--- start of DATASET ROWS ---

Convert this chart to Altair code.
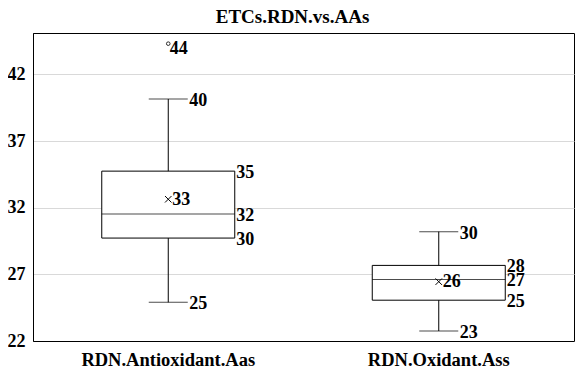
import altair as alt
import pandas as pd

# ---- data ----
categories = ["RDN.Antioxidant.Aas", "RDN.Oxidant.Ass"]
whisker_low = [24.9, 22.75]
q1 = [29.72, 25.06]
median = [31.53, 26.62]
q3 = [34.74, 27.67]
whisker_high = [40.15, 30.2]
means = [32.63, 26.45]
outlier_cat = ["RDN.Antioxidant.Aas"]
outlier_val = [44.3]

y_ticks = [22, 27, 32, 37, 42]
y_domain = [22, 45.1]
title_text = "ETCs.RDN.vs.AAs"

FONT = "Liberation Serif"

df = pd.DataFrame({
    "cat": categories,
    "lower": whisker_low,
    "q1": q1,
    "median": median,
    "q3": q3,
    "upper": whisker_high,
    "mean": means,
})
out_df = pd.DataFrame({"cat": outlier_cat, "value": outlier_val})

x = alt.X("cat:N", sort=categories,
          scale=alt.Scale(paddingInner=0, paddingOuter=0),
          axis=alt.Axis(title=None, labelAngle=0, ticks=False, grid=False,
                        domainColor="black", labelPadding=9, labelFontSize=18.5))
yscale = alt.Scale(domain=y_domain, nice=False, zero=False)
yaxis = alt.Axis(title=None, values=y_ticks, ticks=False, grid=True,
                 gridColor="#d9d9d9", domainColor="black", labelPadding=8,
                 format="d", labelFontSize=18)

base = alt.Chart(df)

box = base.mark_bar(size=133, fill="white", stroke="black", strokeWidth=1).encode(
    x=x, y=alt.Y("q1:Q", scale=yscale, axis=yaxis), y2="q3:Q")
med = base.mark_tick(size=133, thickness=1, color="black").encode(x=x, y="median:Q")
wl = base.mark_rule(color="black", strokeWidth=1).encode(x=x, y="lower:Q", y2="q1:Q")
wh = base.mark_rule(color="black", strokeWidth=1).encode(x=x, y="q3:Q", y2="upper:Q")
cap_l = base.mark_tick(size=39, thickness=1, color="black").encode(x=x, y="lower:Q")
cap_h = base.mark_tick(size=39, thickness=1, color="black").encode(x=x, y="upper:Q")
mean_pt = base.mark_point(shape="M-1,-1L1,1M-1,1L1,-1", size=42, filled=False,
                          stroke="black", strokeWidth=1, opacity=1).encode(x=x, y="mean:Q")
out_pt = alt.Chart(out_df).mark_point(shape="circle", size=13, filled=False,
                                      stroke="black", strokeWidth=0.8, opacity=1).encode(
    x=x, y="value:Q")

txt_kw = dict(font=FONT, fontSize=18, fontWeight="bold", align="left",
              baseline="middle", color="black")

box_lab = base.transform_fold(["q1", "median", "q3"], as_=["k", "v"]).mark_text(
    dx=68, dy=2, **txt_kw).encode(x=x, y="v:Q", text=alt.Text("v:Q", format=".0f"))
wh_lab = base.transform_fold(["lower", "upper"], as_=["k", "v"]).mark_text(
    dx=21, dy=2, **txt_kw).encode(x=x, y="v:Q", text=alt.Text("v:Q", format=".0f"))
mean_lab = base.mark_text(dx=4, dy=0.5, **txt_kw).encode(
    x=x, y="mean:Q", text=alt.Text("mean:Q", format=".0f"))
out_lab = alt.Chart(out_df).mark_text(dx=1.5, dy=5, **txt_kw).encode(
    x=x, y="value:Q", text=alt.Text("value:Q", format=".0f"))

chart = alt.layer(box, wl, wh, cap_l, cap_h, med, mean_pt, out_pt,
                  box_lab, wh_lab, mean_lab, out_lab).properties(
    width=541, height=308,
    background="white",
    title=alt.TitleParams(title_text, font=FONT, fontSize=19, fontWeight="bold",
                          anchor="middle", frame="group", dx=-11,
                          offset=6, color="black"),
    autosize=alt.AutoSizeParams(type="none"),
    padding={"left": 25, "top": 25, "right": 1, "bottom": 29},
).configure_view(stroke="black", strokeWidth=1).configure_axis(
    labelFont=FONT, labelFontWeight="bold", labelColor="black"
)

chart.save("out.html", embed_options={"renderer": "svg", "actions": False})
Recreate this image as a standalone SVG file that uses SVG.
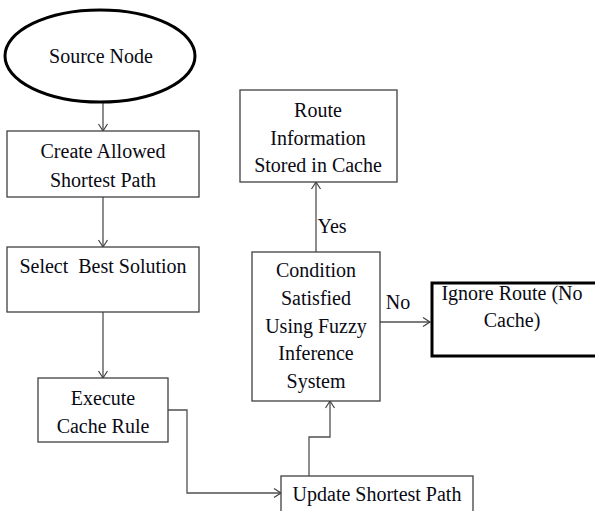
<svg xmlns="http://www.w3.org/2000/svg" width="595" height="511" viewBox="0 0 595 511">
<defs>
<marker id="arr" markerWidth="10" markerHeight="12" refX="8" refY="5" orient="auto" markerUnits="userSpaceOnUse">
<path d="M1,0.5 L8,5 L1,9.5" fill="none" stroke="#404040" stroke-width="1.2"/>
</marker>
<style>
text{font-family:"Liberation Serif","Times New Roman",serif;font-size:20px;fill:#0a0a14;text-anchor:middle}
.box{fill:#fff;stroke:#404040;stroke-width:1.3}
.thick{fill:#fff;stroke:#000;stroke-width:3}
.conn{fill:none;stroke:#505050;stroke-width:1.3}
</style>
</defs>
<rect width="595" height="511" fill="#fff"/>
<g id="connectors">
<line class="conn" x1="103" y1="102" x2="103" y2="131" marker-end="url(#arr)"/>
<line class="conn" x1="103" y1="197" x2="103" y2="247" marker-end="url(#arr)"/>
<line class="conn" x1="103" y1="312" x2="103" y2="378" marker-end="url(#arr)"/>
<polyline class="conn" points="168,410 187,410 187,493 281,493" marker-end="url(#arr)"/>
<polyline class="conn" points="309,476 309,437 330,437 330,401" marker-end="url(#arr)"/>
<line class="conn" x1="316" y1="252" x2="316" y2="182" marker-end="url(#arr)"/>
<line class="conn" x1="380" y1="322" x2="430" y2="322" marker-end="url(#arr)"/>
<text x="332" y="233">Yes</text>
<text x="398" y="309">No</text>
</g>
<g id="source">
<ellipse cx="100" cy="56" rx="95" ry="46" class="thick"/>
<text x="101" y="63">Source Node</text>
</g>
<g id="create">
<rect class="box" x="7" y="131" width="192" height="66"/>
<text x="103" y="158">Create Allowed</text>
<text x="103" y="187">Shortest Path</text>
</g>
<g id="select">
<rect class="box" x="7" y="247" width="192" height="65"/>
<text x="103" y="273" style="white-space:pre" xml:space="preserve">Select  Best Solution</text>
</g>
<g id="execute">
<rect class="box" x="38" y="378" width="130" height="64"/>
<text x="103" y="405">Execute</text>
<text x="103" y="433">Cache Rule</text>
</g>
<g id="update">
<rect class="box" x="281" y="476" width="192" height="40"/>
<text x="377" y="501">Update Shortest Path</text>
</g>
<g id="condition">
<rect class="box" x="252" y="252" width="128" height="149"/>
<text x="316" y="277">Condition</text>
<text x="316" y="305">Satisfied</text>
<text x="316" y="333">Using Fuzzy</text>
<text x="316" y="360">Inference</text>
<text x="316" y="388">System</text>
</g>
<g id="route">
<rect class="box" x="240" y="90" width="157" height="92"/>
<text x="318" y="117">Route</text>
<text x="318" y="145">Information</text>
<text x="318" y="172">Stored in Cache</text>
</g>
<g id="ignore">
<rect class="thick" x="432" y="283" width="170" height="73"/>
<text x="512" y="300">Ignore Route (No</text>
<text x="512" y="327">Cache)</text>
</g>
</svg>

--- end of DATASET ROWS ---

# PROBLEM DESCRIPTION
Images do not belong in the copy; reproduce all other parts of the records above verbatim.

# WRITTEN RESPONSE
Convert this chart to Altair code.
import altair as alt
import pandas as pd

# ---- data ----
categories = ["RDN.Antioxidant.Aas", "RDN.Oxidant.Ass"]
whisker_low = [24.9, 22.75]
q1 = [29.72, 25.06]
median = [31.53, 26.62]
q3 = [34.74, 27.67]
whisker_high = [40.15, 30.2]
means = [32.63, 26.45]
outlier_cat = ["RDN.Antioxidant.Aas"]
outlier_val = [44.3]

y_ticks = [22, 27, 32, 37, 42]
y_domain = [22, 45.1]
title_text = "ETCs.RDN.vs.AAs"

FONT = "Liberation Serif"

df = pd.DataFrame({
    "cat": categories,
    "lower": whisker_low,
    "q1": q1,
    "median": median,
    "q3": q3,
    "upper": whisker_high,
    "mean": means,
})
out_df = pd.DataFrame({"cat": outlier_cat, "value": outlier_val})

x = alt.X("cat:N", sort=categories,
          scale=alt.Scale(paddingInner=0, paddingOuter=0),
          axis=alt.Axis(title=None, labelAngle=0, ticks=False, grid=False,
                        domainColor="black", labelPadding=9, labelFontSize=18.5))
yscale = alt.Scale(domain=y_domain, nice=False, zero=False)
yaxis = alt.Axis(title=None, values=y_ticks, ticks=False, grid=True,
                 gridColor="#d9d9d9", domainColor="black", labelPadding=8,
                 format="d", labelFontSize=18)

base = alt.Chart(df)

box = base.mark_bar(size=133, fill="white", stroke="black", strokeWidth=1).encode(
    x=x, y=alt.Y("q1:Q", scale=yscale, axis=yaxis), y2="q3:Q")
med = base.mark_tick(size=133, thickness=1, color="black").encode(x=x, y="median:Q")
wl = base.mark_rule(color="black", strokeWidth=1).encode(x=x, y="lower:Q", y2="q1:Q")
wh = base.mark_rule(color="black", strokeWidth=1).encode(x=x, y="q3:Q", y2="upper:Q")
cap_l = base.mark_tick(size=39, thickness=1, color="black").encode(x=x, y="lower:Q")
cap_h = base.mark_tick(size=39, thickness=1, color="black").encode(x=x, y="upper:Q")
mean_pt = base.mark_point(shape="M-1,-1L1,1M-1,1L1,-1", size=42, filled=False,
                          stroke="black", strokeWidth=1, opacity=1).encode(x=x, y="mean:Q")
out_pt = alt.Chart(out_df).mark_point(shape="circle", size=13, filled=False,
                                      stroke="black", strokeWidth=0.8, opacity=1).encode(
    x=x, y="value:Q")

txt_kw = dict(font=FONT, fontSize=18, fontWeight="bold", align="left",
              baseline="middle", color="black")

box_lab = base.transform_fold(["q1", "median", "q3"], as_=["k", "v"]).mark_text(
    dx=68, dy=2, **txt_kw).encode(x=x, y="v:Q", text=alt.Text("v:Q", format=".0f"))
wh_lab = base.transform_fold(["lower", "upper"], as_=["k", "v"]).mark_text(
    dx=21, dy=2, **txt_kw).encode(x=x, y="v:Q", text=alt.Text("v:Q", format=".0f"))
mean_lab = base.mark_text(dx=4, dy=0.5, **txt_kw).encode(
    x=x, y="mean:Q", text=alt.Text("mean:Q", format=".0f"))
out_lab = alt.Chart(out_df).mark_text(dx=1.5, dy=5, **txt_kw).encode(
    x=x, y="value:Q", text=alt.Text("value:Q", format=".0f"))

chart = alt.layer(box, wl, wh, cap_l, cap_h, med, mean_pt, out_pt,
                  box_lab, wh_lab, mean_lab, out_lab).properties(
    width=541, height=308,
    background="white",
    title=alt.TitleParams(title_text, font=FONT, fontSize=19, fontWeight="bold",
                          anchor="middle", frame="group", dx=-11,
                          offset=6, color="black"),
    autosize=alt.AutoSizeParams(type="none"),
    padding={"left": 25, "top": 25, "right": 1, "bottom": 29},
).configure_view(stroke="black", strokeWidth=1).configure_axis(
    labelFont=FONT, labelFontWeight="bold", labelColor="black"
)

chart.save("out.html", embed_options={"renderer": "svg", "actions": False})
Recreate this image as a standalone SVG file that uses SVG.
<svg xmlns="http://www.w3.org/2000/svg" width="595" height="511" viewBox="0 0 595 511">
<defs>
<marker id="arr" markerWidth="10" markerHeight="12" refX="8" refY="5" orient="auto" markerUnits="userSpaceOnUse">
<path d="M1,0.5 L8,5 L1,9.5" fill="none" stroke="#404040" stroke-width="1.2"/>
</marker>
<style>
text{font-family:"Liberation Serif","Times New Roman",serif;font-size:20px;fill:#0a0a14;text-anchor:middle}
.box{fill:#fff;stroke:#404040;stroke-width:1.3}
.thick{fill:#fff;stroke:#000;stroke-width:3}
.conn{fill:none;stroke:#505050;stroke-width:1.3}
</style>
</defs>
<rect width="595" height="511" fill="#fff"/>
<g id="connectors">
<line class="conn" x1="103" y1="102" x2="103" y2="131" marker-end="url(#arr)"/>
<line class="conn" x1="103" y1="197" x2="103" y2="247" marker-end="url(#arr)"/>
<line class="conn" x1="103" y1="312" x2="103" y2="378" marker-end="url(#arr)"/>
<polyline class="conn" points="168,410 187,410 187,493 281,493" marker-end="url(#arr)"/>
<polyline class="conn" points="309,476 309,437 330,437 330,401" marker-end="url(#arr)"/>
<line class="conn" x1="316" y1="252" x2="316" y2="182" marker-end="url(#arr)"/>
<line class="conn" x1="380" y1="322" x2="430" y2="322" marker-end="url(#arr)"/>
<text x="332" y="233">Yes</text>
<text x="398" y="309">No</text>
</g>
<g id="source">
<ellipse cx="100" cy="56" rx="95" ry="46" class="thick"/>
<text x="101" y="63">Source Node</text>
</g>
<g id="create">
<rect class="box" x="7" y="131" width="192" height="66"/>
<text x="103" y="158">Create Allowed</text>
<text x="103" y="187">Shortest Path</text>
</g>
<g id="select">
<rect class="box" x="7" y="247" width="192" height="65"/>
<text x="103" y="273" style="white-space:pre" xml:space="preserve">Select  Best Solution</text>
</g>
<g id="execute">
<rect class="box" x="38" y="378" width="130" height="64"/>
<text x="103" y="405">Execute</text>
<text x="103" y="433">Cache Rule</text>
</g>
<g id="update">
<rect class="box" x="281" y="476" width="192" height="40"/>
<text x="377" y="501">Update Shortest Path</text>
</g>
<g id="condition">
<rect class="box" x="252" y="252" width="128" height="149"/>
<text x="316" y="277">Condition</text>
<text x="316" y="305">Satisfied</text>
<text x="316" y="333">Using Fuzzy</text>
<text x="316" y="360">Inference</text>
<text x="316" y="388">System</text>
</g>
<g id="route">
<rect class="box" x="240" y="90" width="157" height="92"/>
<text x="318" y="117">Route</text>
<text x="318" y="145">Information</text>
<text x="318" y="172">Stored in Cache</text>
</g>
<g id="ignore">
<rect class="thick" x="432" y="283" width="170" height="73"/>
<text x="512" y="300">Ignore Route (No</text>
<text x="512" y="327">Cache)</text>
</g>
</svg>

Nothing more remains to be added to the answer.